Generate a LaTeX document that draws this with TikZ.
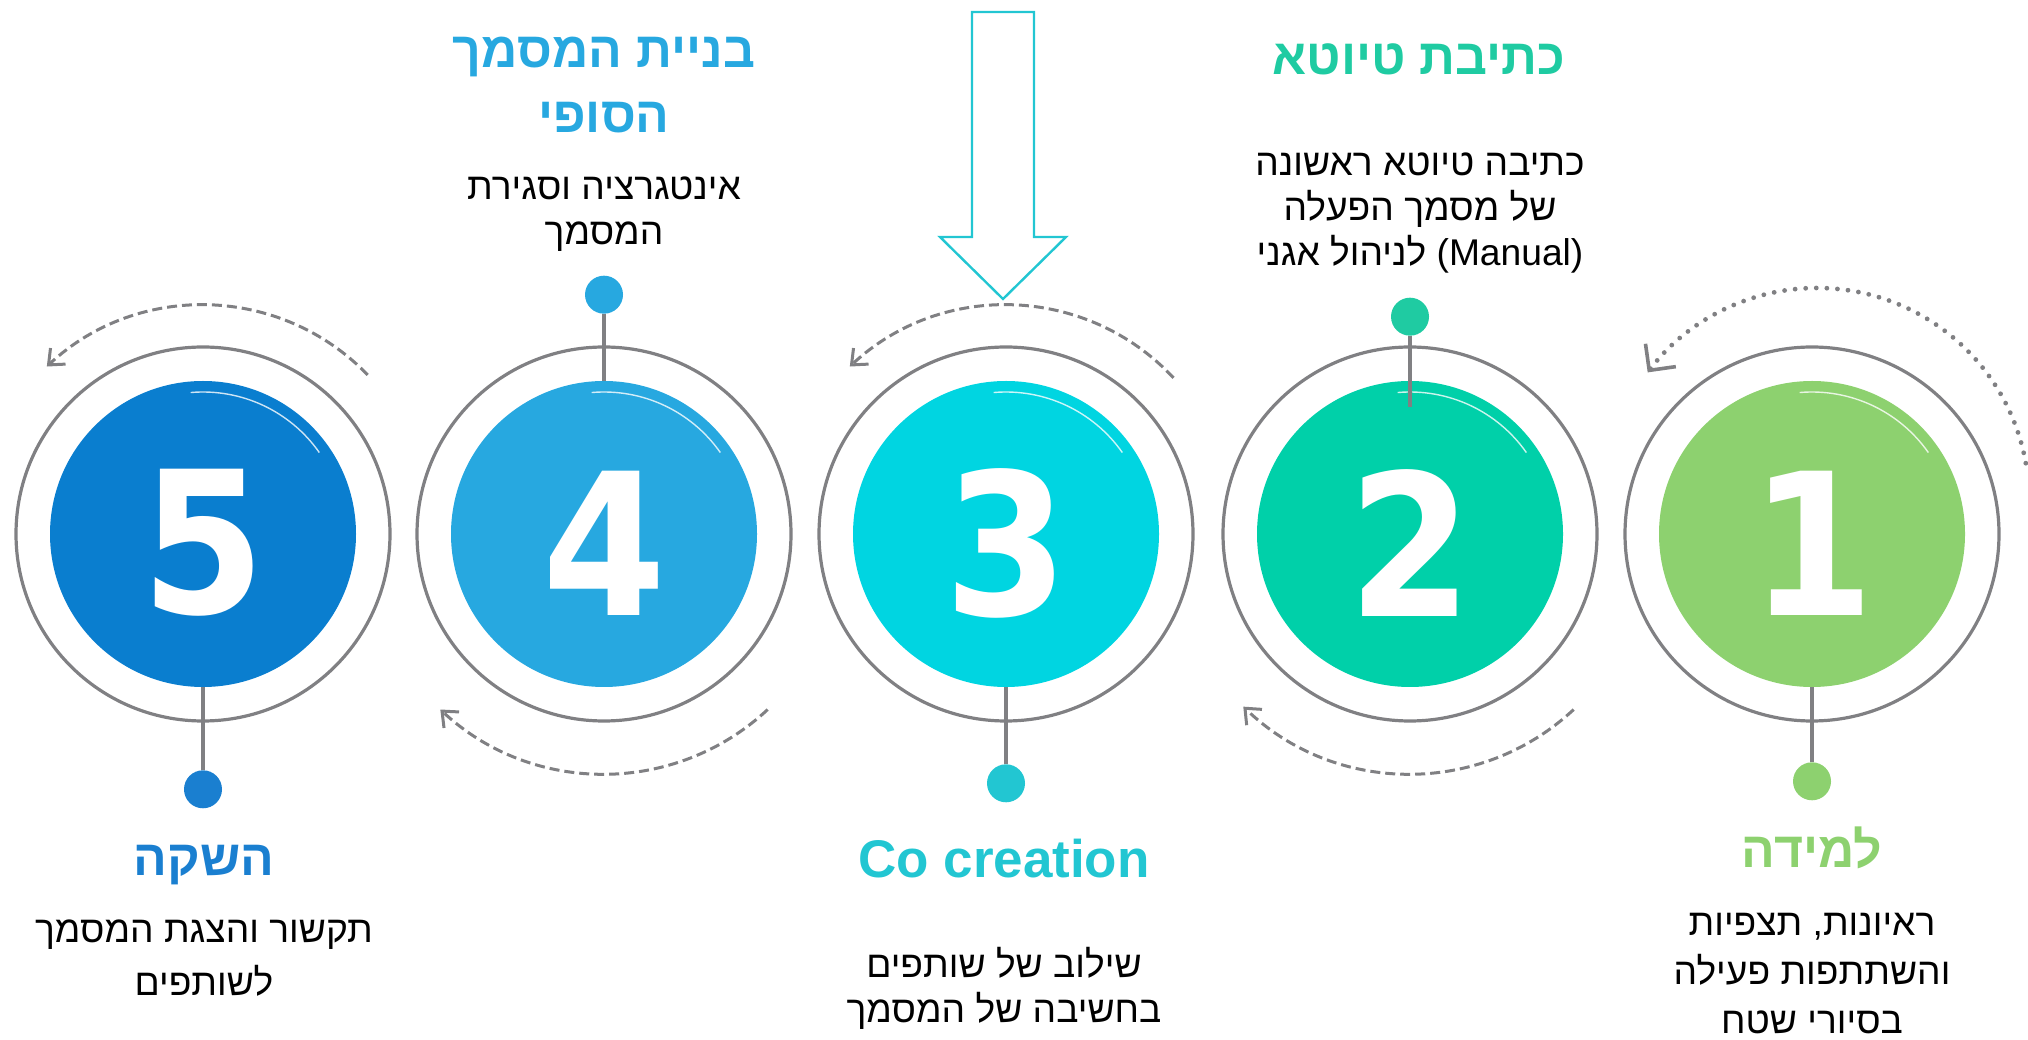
\documentclass[tikz,border=0pt]{standalone}
\usepackage{fontspec}
\setmainfont{Liberation Sans}
\newfontfamily\hebfont[Script=Hebrew]{Liberation Sans}
\newfontfamily\numfont[FakeStretch=0.9]{DejaVu Sans}
\TeXXeTstate=1
\usetikzlibrary{arrows.meta, positioning, calc}
\definecolor{grayline}{HTML}{808083}
\definecolor{learn}{HTML}{8DD16F}
\definecolor{draft}{HTML}{00D0A9}
\definecolor{draftlbl}{HTML}{1FCBA2}
\definecolor{cocreate}{HTML}{00D5E1}
\definecolor{cocrlbl}{HTML}{22C6D2}
\definecolor{build}{HTML}{27A8E0}
\definecolor{launch}{HTML}{0A7ECF}
\definecolor{launchlbl}{HTML}{1A7FD0}
\newcommand{\hebline}[1]{\beginR #1\endR}
\tikzset{
  ring/.style={circle, draw=grayline, line width=1.6pt, minimum size=187pt, inner sep=0pt},
  disk/.style={circle, fill=#1, minimum size=153pt, inner sep=0pt},
  numtxt/.style={text=white, font=\numfont\bfseries\fontsize{99}{99}\selectfont, inner sep=0pt},
  pin/.style={circle, fill=#1, minimum size=19pt, inner sep=0pt},
  stem/.style={draw=grayline, line width=1.6pt},
  streak/.style={draw=white, line width=0.7pt, opacity=0.8},
  steptitle/.style={text=#1, font=\hebfont\bfseries\fontsize{25}{32.5}\selectfont, align=center, inner sep=0pt, anchor=base},
  steptext/.style={font=\hebfont\fontsize{18.6}{#1}\selectfont, align=center, inner sep=0pt, anchor=base},
  steptext/.default=22.5,
  hollow/.style={draw=cocrlbl, line width=1.2pt, line join=miter},
  flow/.style={draw=grayline, line width=1.5pt, dash pattern=on 5pt off 2.5pt, -{Straight Barb[length=6.5pt,width=11pt]}},
  dotflow/.style={draw=grayline, line width=2.4pt, line cap=round, dash pattern=on 0pt off 5.3pt, -{Straight Barb[length=9.5pt,width=19pt,line width=1.8pt]}}
}

\begin{document}
\begin{tikzpicture}[x=0.5pt, y=0.5pt]
    \path[use as bounding box, clip] (0,0) rectangle (2028,1039);
    % rings and brushed disks
    \node[ring] (rg1) at (1812,505) {};
    \node[ring] (rg2) at (1410,505) {};
    \node[ring] (rg3) at (1006,505) {};
    \node[ring] (rg4) at (604,505) {};
    \node[ring] (rg5) at (203,505) {};
    \node[disk=learn] (dk1) at (rg1) {};
    \node[disk=draft] (dk2) at (rg2) {};
    \node[disk=cocreate] (dk3) at (rg3) {};
    \node[disk=build] (dk4) at (rg4) {};
    \node[disk=launch] (dk5) at (rg5) {};
    \draw[streak] ($(dk1)+(95:142)$) arc[start angle=95, end angle=35, radius=142];
    \draw[streak] ($(dk2)+(95:142)$) arc[start angle=95, end angle=35, radius=142];
    \draw[streak] ($(dk3)+(95:142)$) arc[start angle=95, end angle=35, radius=142];
    \draw[streak] ($(dk4)+(95:142)$) arc[start angle=95, end angle=35, radius=142];
    \draw[streak] ($(dk5)+(95:142)$) arc[start angle=95, end angle=35, radius=142];
    \node[numtxt] (n1) at ($(dk1)+(0,-9)$) {1};
    \node[numtxt] (n2) at ($(dk2)+(0,-9)$) {2};
    \node[numtxt] (n3) at ($(dk3)+(0,-9)$) {3};
    \node[numtxt] (n4) at ($(dk4)+(0,-9)$) {4};
    \node[numtxt] (n5) at ($(dk5)+(0,-9)$) {5};
    % pins
    \node[pin=learn, below=37.25pt of dk1] (pin1) {};
    \node[pin=draftlbl, above=22.25pt of dk2] (pin2) {};
    \node[pin=cocrlbl, below=38.25pt of dk3] (pin3) {};
    \node[pin=build, above=33.25pt of dk4] (pin4) {};
    \node[pin=launchlbl, below=41.25pt of dk5] (pin5) {};
    \coordinate (stm2) at ($(dk2.north)+(0,-26)$);
    \draw[stem] (dk1) -- (pin1);
    \draw[stem] (pin2) -- (stm2);
    \draw[stem] (dk3) -- (pin3);
    \draw[stem] (dk4) -- (pin4);
    \draw[stem] (dk5) -- (pin5);
    % arrow into step 3
    \draw[hollow] (972,1027) -- (1034,1027) -- (1034,802) -- (1066,802) -- (1003,740) -- (940,802) -- (972,802) -- cycle;
    % flow arcs
    \draw[flow] ($(dk3)+(43:229)$) arc[start angle=43, end angle=133, radius=229];
    \draw[flow] ($(dk5)+(44:229)$) arc[start angle=44, end angle=133, radius=229];
    \draw[flow] ($(dk2)+(-47:240)$) arc[start angle=-47, end angle=-134, radius=240];
    \draw[flow] ($(dk4)+(-47:240)$) arc[start angle=-47, end angle=-133, radius=240];
    \draw[dotflow] (1817,539) ++(10:212) arc[start angle=10, end angle=143, radius=212];
    % titles and texts
    \node[steptitle=learn] (ttl1) at (1812,172) {\hebline{למידה}};
    \node[steptitle=draftlbl] (ttl2) at (1419,964) {\hebline{כתיבת טיוטא}};
    \node[steptitle=cocrlbl, font=\hebfont\bfseries\fontsize{26.5}{30}\selectfont] (ttl3) at (1004,162) {Co creation};
    \node[steptitle=build] (ttl4) at (604,906) {\hebline{בניית המסמך}\\\hebline{הסופי}};
    \node[steptitle=launchlbl] (ttl5) at (204,164) {\hebline{השקה}};
    \node[steptext=24.5] (txt1) at (1812,6) {\hebline{ראיונות, תצפיות}\\\hebline{והשתתפות פעילה}\\\hebline{בסיורי שטח}};
    \node[steptext] (txt2) at (1420,773) {\hebline{כתיבה טיוטא ראשונה}\\\hebline{של מסמך הפעלה}\\\hebline{\beginL(Manual)\endL{} לניהול אגני}};
    \node[steptext] (txt3) at (1004,17) {\hebline{שילוב של שותפים}\\\hebline{בחשיבה של המסמך}};
    \node[steptext] (txt4) at (604,794) {\hebline{אינטגרציה וסגירת}\\\hebline{המסמך}};
    \node[steptext=26.5] (txt5) at (204,44) {\hebline{תקשור והצגת המסמך}\\\hebline{לשותפים}};
\end{tikzpicture}
\end{document}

____________________

→ **Stated problem**: Pictures in the data above should not be copied; transcribe everything else exactly.

→ **Problem solution**:
Generate a LaTeX document that draws this with TikZ.
\documentclass[tikz,border=0pt]{standalone}
\usepackage{fontspec}
\setmainfont{Liberation Sans}
\newfontfamily\hebfont[Script=Hebrew]{Liberation Sans}
\newfontfamily\numfont[FakeStretch=0.9]{DejaVu Sans}
\TeXXeTstate=1
\usetikzlibrary{arrows.meta, positioning, calc}
\definecolor{grayline}{HTML}{808083}
\definecolor{learn}{HTML}{8DD16F}
\definecolor{draft}{HTML}{00D0A9}
\definecolor{draftlbl}{HTML}{1FCBA2}
\definecolor{cocreate}{HTML}{00D5E1}
\definecolor{cocrlbl}{HTML}{22C6D2}
\definecolor{build}{HTML}{27A8E0}
\definecolor{launch}{HTML}{0A7ECF}
\definecolor{launchlbl}{HTML}{1A7FD0}
\newcommand{\hebline}[1]{\beginR #1\endR}
\tikzset{
  ring/.style={circle, draw=grayline, line width=1.6pt, minimum size=187pt, inner sep=0pt},
  disk/.style={circle, fill=#1, minimum size=153pt, inner sep=0pt},
  numtxt/.style={text=white, font=\numfont\bfseries\fontsize{99}{99}\selectfont, inner sep=0pt},
  pin/.style={circle, fill=#1, minimum size=19pt, inner sep=0pt},
  stem/.style={draw=grayline, line width=1.6pt},
  streak/.style={draw=white, line width=0.7pt, opacity=0.8},
  steptitle/.style={text=#1, font=\hebfont\bfseries\fontsize{25}{32.5}\selectfont, align=center, inner sep=0pt, anchor=base},
  steptext/.style={font=\hebfont\fontsize{18.6}{#1}\selectfont, align=center, inner sep=0pt, anchor=base},
  steptext/.default=22.5,
  hollow/.style={draw=cocrlbl, line width=1.2pt, line join=miter},
  flow/.style={draw=grayline, line width=1.5pt, dash pattern=on 5pt off 2.5pt, -{Straight Barb[length=6.5pt,width=11pt]}},
  dotflow/.style={draw=grayline, line width=2.4pt, line cap=round, dash pattern=on 0pt off 5.3pt, -{Straight Barb[length=9.5pt,width=19pt,line width=1.8pt]}}
}

\begin{document}
\begin{tikzpicture}[x=0.5pt, y=0.5pt]
    \path[use as bounding box, clip] (0,0) rectangle (2028,1039);
    % rings and brushed disks
    \node[ring] (rg1) at (1812,505) {};
    \node[ring] (rg2) at (1410,505) {};
    \node[ring] (rg3) at (1006,505) {};
    \node[ring] (rg4) at (604,505) {};
    \node[ring] (rg5) at (203,505) {};
    \node[disk=learn] (dk1) at (rg1) {};
    \node[disk=draft] (dk2) at (rg2) {};
    \node[disk=cocreate] (dk3) at (rg3) {};
    \node[disk=build] (dk4) at (rg4) {};
    \node[disk=launch] (dk5) at (rg5) {};
    \draw[streak] ($(dk1)+(95:142)$) arc[start angle=95, end angle=35, radius=142];
    \draw[streak] ($(dk2)+(95:142)$) arc[start angle=95, end angle=35, radius=142];
    \draw[streak] ($(dk3)+(95:142)$) arc[start angle=95, end angle=35, radius=142];
    \draw[streak] ($(dk4)+(95:142)$) arc[start angle=95, end angle=35, radius=142];
    \draw[streak] ($(dk5)+(95:142)$) arc[start angle=95, end angle=35, radius=142];
    \node[numtxt] (n1) at ($(dk1)+(0,-9)$) {1};
    \node[numtxt] (n2) at ($(dk2)+(0,-9)$) {2};
    \node[numtxt] (n3) at ($(dk3)+(0,-9)$) {3};
    \node[numtxt] (n4) at ($(dk4)+(0,-9)$) {4};
    \node[numtxt] (n5) at ($(dk5)+(0,-9)$) {5};
    % pins
    \node[pin=learn, below=37.25pt of dk1] (pin1) {};
    \node[pin=draftlbl, above=22.25pt of dk2] (pin2) {};
    \node[pin=cocrlbl, below=38.25pt of dk3] (pin3) {};
    \node[pin=build, above=33.25pt of dk4] (pin4) {};
    \node[pin=launchlbl, below=41.25pt of dk5] (pin5) {};
    \coordinate (stm2) at ($(dk2.north)+(0,-26)$);
    \draw[stem] (dk1) -- (pin1);
    \draw[stem] (pin2) -- (stm2);
    \draw[stem] (dk3) -- (pin3);
    \draw[stem] (dk4) -- (pin4);
    \draw[stem] (dk5) -- (pin5);
    % arrow into step 3
    \draw[hollow] (972,1027) -- (1034,1027) -- (1034,802) -- (1066,802) -- (1003,740) -- (940,802) -- (972,802) -- cycle;
    % flow arcs
    \draw[flow] ($(dk3)+(43:229)$) arc[start angle=43, end angle=133, radius=229];
    \draw[flow] ($(dk5)+(44:229)$) arc[start angle=44, end angle=133, radius=229];
    \draw[flow] ($(dk2)+(-47:240)$) arc[start angle=-47, end angle=-134, radius=240];
    \draw[flow] ($(dk4)+(-47:240)$) arc[start angle=-47, end angle=-133, radius=240];
    \draw[dotflow] (1817,539) ++(10:212) arc[start angle=10, end angle=143, radius=212];
    % titles and texts
    \node[steptitle=learn] (ttl1) at (1812,172) {\hebline{למידה}};
    \node[steptitle=draftlbl] (ttl2) at (1419,964) {\hebline{כתיבת טיוטא}};
    \node[steptitle=cocrlbl, font=\hebfont\bfseries\fontsize{26.5}{30}\selectfont] (ttl3) at (1004,162) {Co creation};
    \node[steptitle=build] (ttl4) at (604,906) {\hebline{בניית המסמך}\\\hebline{הסופי}};
    \node[steptitle=launchlbl] (ttl5) at (204,164) {\hebline{השקה}};
    \node[steptext=24.5] (txt1) at (1812,6) {\hebline{ראיונות, תצפיות}\\\hebline{והשתתפות פעילה}\\\hebline{בסיורי שטח}};
    \node[steptext] (txt2) at (1420,773) {\hebline{כתיבה טיוטא ראשונה}\\\hebline{של מסמך הפעלה}\\\hebline{\beginL(Manual)\endL{} לניהול אגני}};
    \node[steptext] (txt3) at (1004,17) {\hebline{שילוב של שותפים}\\\hebline{בחשיבה של המסמך}};
    \node[steptext] (txt4) at (604,794) {\hebline{אינטגרציה וסגירת}\\\hebline{המסמך}};
    \node[steptext=26.5] (txt5) at (204,44) {\hebline{תקשור והצגת המסמך}\\\hebline{לשותפים}};
\end{tikzpicture}
\end{document}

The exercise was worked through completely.